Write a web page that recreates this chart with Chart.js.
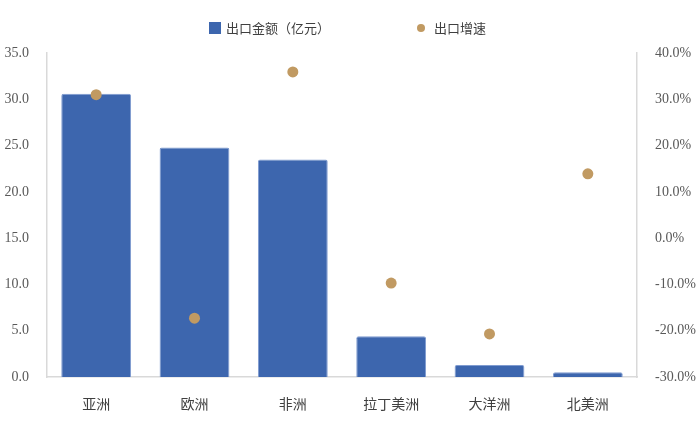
<!DOCTYPE html>
<html>
<head>
<meta charset="utf-8">
<script src="https://cdn.jsdelivr.net/npm/chart.js@4/dist/chart.umd.min.js"></script>
<style>
  html, body { margin: 0; padding: 0; background: #fff; }
  #wrap { width: 700px; height: 422px; }
</style>
</head>
<body>
<div id="wrap"><canvas id="grafico"></canvas></div>
<script>
const regioes = ["亚洲", "欧洲", "非洲", "拉丁美洲", "大洋洲", "北美洲"];
const valorExport = [30.6, 24.8, 23.5, 4.4, 1.3, 0.5];
const crescimento = [31.0, -17.3, 35.9, -9.7, -20.7, 13.9];

const fonteNum = "'Liberation Serif', 'DejaVu Serif', serif";
const fonteCJK = "'Noto Sans CJK SC', sans-serif";

// legenda desenhada à mão: o espaço entre os dois itens é bem maior que o padrão
const legendaTopo = {
  id: "legendaTopo",
  afterDraw(chart) {
    const c = chart.ctx;
    const ds = chart.data.datasets;
    const meio = chart.width / 2;
    const y = 28;
    c.save();
    c.font = "13px " + fonteCJK;
    c.textBaseline = "middle";
    c.fillStyle = ds[0].backgroundColor;
    c.fillRect(meio - 141, y - 6, 12, 12);
    c.fillStyle = "#404040";
    c.fillText(ds[0].label, meio - 124, y);

    c.fillStyle = ds[1].backgroundColor;
    c.beginPath();
    c.arc(meio + 71, y, 4, 0, Math.PI * 2);
    c.fill();
    c.fillStyle = "#404040";
    c.fillText(ds[1].label, meio + 84, y);
    c.restore();
  }
};

const ctx = document.getElementById("grafico").getContext("2d");

new Chart(ctx, {
  type: "bar",
  data: {
    labels: regioes,
    datasets: [
      {
        type: "bar",
        label: "出口金额（亿元）",
        data: valorExport,
        backgroundColor: "#3d66ae",
        borderColor: "#7f9bd0",
        borderWidth: 1,
        borderRadius: 2,
        yAxisID: "y",
        barPercentage: 0.71,
        categoryPercentage: 1,
        order: 2
      },
      {
        type: "line",
        label: "出口增速",
        data: crescimento,
        showLine: false,
        backgroundColor: "#c19a62",
        borderColor: "#c19a62",
        pointRadius: 5.5,
        pointHoverRadius: 5.5,
        pointBorderWidth: 0,
        yAxisID: "y1",
        order: 1
      }
    ]
  },
  options: {
    responsive: true,
    maintainAspectRatio: false,
    animation: false,
    layout: { padding: { left: 0, right: 0, top: 53, bottom: 0 } },
    plugins: {
      legend: { display: false },
      tooltip: { enabled: false }
    },
    scales: {
      x: {
        grid: { display: false },
        border: { display: true, color: "#d9d9d9", width: 1.5 },
        afterFit: s => { s.height = 45; },
        ticks: {
          color: "#404040",
          padding: 10,
          font: { family: fonteCJK, size: 14 }
        }
      },
      y: {
        position: "left",
        min: 0,
        max: 35,
        grid: { display: false },
        border: { display: true, color: "#d9d9d9", width: 1.5 },
        afterFit: s => { s.width = 47; },
        ticks: {
          stepSize: 5,
          color: "#595959",
          padding: 10,
          font: { family: fonteNum, size: 14 },
          callback: v => v.toFixed(1)
        }
      },
      y1: {
        position: "right",
        min: -30,
        max: 40,
        grid: { display: false },
        border: { display: true, color: "#d9d9d9", width: 1.5 },
        afterFit: s => { s.width = 63; },
        ticks: {
          stepSize: 10,
          color: "#595959",
          padding: 10,
          font: { family: fonteNum, size: 14 },
          callback: v => v.toFixed(1) + "%"
        }
      }
    }
  },
  plugins: [legendaTopo]
});
</script>
</body>
</html>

* **EXERCISE AIM**
Write out the whole listing again, exactly, with no pictures.

* **REPLY TO THE TASK**
Write a web page that recreates this chart with Chart.js.
<!DOCTYPE html>
<html>
<head>
<meta charset="utf-8">
<script src="https://cdn.jsdelivr.net/npm/chart.js@4/dist/chart.umd.min.js"></script>
<style>
  html, body { margin: 0; padding: 0; background: #fff; }
  #wrap { width: 700px; height: 422px; }
</style>
</head>
<body>
<div id="wrap"><canvas id="grafico"></canvas></div>
<script>
const regioes = ["亚洲", "欧洲", "非洲", "拉丁美洲", "大洋洲", "北美洲"];
const valorExport = [30.6, 24.8, 23.5, 4.4, 1.3, 0.5];
const crescimento = [31.0, -17.3, 35.9, -9.7, -20.7, 13.9];

const fonteNum = "'Liberation Serif', 'DejaVu Serif', serif";
const fonteCJK = "'Noto Sans CJK SC', sans-serif";

// legenda desenhada à mão: o espaço entre os dois itens é bem maior que o padrão
const legendaTopo = {
  id: "legendaTopo",
  afterDraw(chart) {
    const c = chart.ctx;
    const ds = chart.data.datasets;
    const meio = chart.width / 2;
    const y = 28;
    c.save();
    c.font = "13px " + fonteCJK;
    c.textBaseline = "middle";
    c.fillStyle = ds[0].backgroundColor;
    c.fillRect(meio - 141, y - 6, 12, 12);
    c.fillStyle = "#404040";
    c.fillText(ds[0].label, meio - 124, y);

    c.fillStyle = ds[1].backgroundColor;
    c.beginPath();
    c.arc(meio + 71, y, 4, 0, Math.PI * 2);
    c.fill();
    c.fillStyle = "#404040";
    c.fillText(ds[1].label, meio + 84, y);
    c.restore();
  }
};

const ctx = document.getElementById("grafico").getContext("2d");

new Chart(ctx, {
  type: "bar",
  data: {
    labels: regioes,
    datasets: [
      {
        type: "bar",
        label: "出口金额（亿元）",
        data: valorExport,
        backgroundColor: "#3d66ae",
        borderColor: "#7f9bd0",
        borderWidth: 1,
        borderRadius: 2,
        yAxisID: "y",
        barPercentage: 0.71,
        categoryPercentage: 1,
        order: 2
      },
      {
        type: "line",
        label: "出口增速",
        data: crescimento,
        showLine: false,
        backgroundColor: "#c19a62",
        borderColor: "#c19a62",
        pointRadius: 5.5,
        pointHoverRadius: 5.5,
        pointBorderWidth: 0,
        yAxisID: "y1",
        order: 1
      }
    ]
  },
  options: {
    responsive: true,
    maintainAspectRatio: false,
    animation: false,
    layout: { padding: { left: 0, right: 0, top: 53, bottom: 0 } },
    plugins: {
      legend: { display: false },
      tooltip: { enabled: false }
    },
    scales: {
      x: {
        grid: { display: false },
        border: { display: true, color: "#d9d9d9", width: 1.5 },
        afterFit: s => { s.height = 45; },
        ticks: {
          color: "#404040",
          padding: 10,
          font: { family: fonteCJK, size: 14 }
        }
      },
      y: {
        position: "left",
        min: 0,
        max: 35,
        grid: { display: false },
        border: { display: true, color: "#d9d9d9", width: 1.5 },
        afterFit: s => { s.width = 47; },
        ticks: {
          stepSize: 5,
          color: "#595959",
          padding: 10,
          font: { family: fonteNum, size: 14 },
          callback: v => v.toFixed(1)
        }
      },
      y1: {
        position: "right",
        min: -30,
        max: 40,
        grid: { display: false },
        border: { display: true, color: "#d9d9d9", width: 1.5 },
        afterFit: s => { s.width = 63; },
        ticks: {
          stepSize: 10,
          color: "#595959",
          padding: 10,
          font: { family: fonteNum, size: 14 },
          callback: v => v.toFixed(1) + "%"
        }
      }
    }
  },
  plugins: [legendaTopo]
});
</script>
</body>
</html>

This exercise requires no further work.